Notice how the New Testament uses headship language in a completely different way than the Old Testament. In the OT there is the language of hierarchy and status, because that is the way the ancient world was. But in light of the cross, the NT introduces a new form of leadership, leading through service and self-sacrifice. Thus Greek words that imply hierarchy and dominance are never used for offices in the church. Neither is headship language so used. Jesus did not come to be served but to serve (Mark 10:45). And if you have seen Jesus, you have seen what God is like (John 14:9). This is the larger context in which texts like 1 Corinthians 11 and Ephesians 5 need to be read.
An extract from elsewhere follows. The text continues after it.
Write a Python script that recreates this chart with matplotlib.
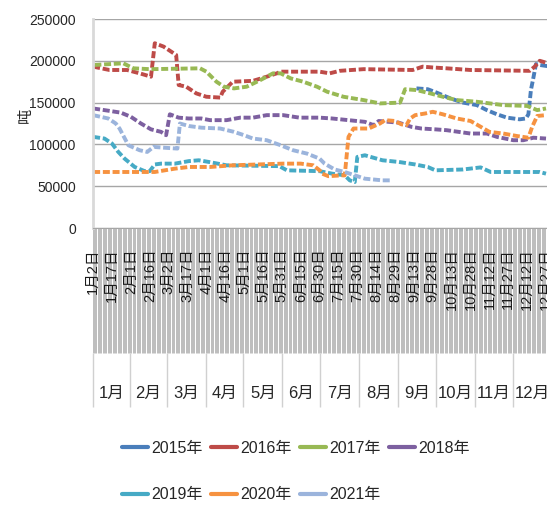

When you “take the Bible as it reads” without any sense of the ancient setting or the larger biblical context, it is not hard to imagine that 1 Corinthians 11 and Ephesians 5 suggest some sort of hierarchy between men and women. And one could even suggest that such hierarchy is taught in the texts and intended to be an absolute principle for all time. But when you pay attention to the meaning of these texts in the larger ancient and biblical setting, you can see that Paul was using the language of the culture, but pointing people to the cross of Christ as the principle that would, in the end, undermine that culture. While the Bible does not mandate the ordination of women, it is not unbiblical to suggest the abolition of human rankings and distinctions in the service of a greater mission.